Famed futurist Kurzweil takes lead engineering position at Google
Futurist and inventor Raymond Kurzweil said on Friday that he is going to work as director of engineering at Google to help “turn the next decade’s ‘unrealistic’ visions into reality.”
Kurzweil, an author whose books include “The Age of Spiritual Machines” and “Fantastic Voyage: Live Long Enough to Live Forever,” said that Monday would be his first day on the job at Google.
“In 1999, I said that in about a decade we would see technologies such as self-driving cars and mobile phones that could answer your questions, and people criticized these predictions as unrealistic,” Kurzweil said in an online newsletter.
“Fast forward a decade — Google has demonstrated self-driving cars, and people are indeed asking questions of their Android phones,” he continued.
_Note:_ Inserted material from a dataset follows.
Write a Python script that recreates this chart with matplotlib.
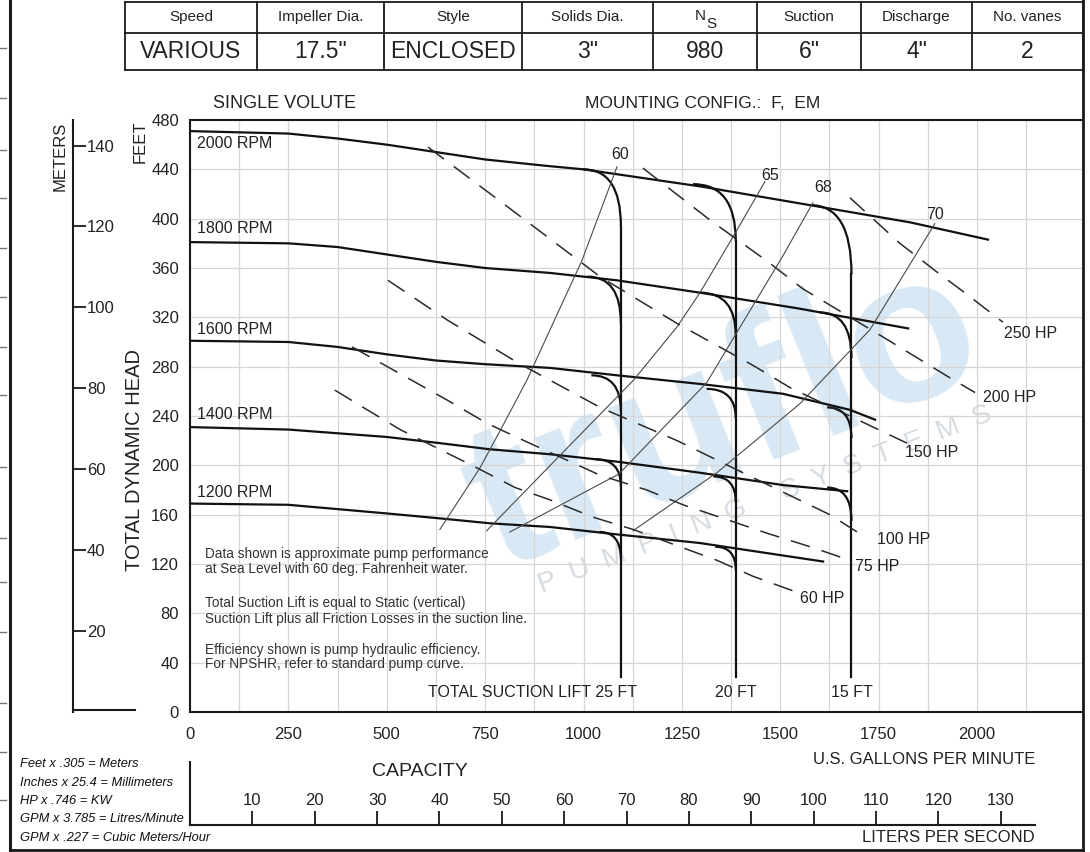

“We’re really on a remarkable trajectory of quickening innovation, and Google is at the forefront of much of this development.”
Kurzweil, who will turn 65 years old in February, said he has been enthralled by technology, especially machine learning, since he was in his early teens.
He designed software that enable a computer to write original music and his inventions include the first print-to-speech reading machine for the blind, according to the website kurzweilai.net.
“I’ve always worked to create practical systems that will make a difference in people’s lives, which is what excites me as an inventor,” Kurzweil said.
“I’m thrilled to be teaming up with Google to work on some of the hardest problems in computer science so we can turn the next decade’s ‘unrealistic’ visions into reality.”
Google research director Peter Norvig praised Kurzweil’s contributions to technology, among them an eponymous reading machine that people — including famed musician Stevie Wonder — use to have written works read aloud.
“We appreciate his ambitious, long-term thinking, and we think his approach to problem-solving will be incredibly valuable to projects we’re working on at Google,” Norvig said in response to an AFP inquiry.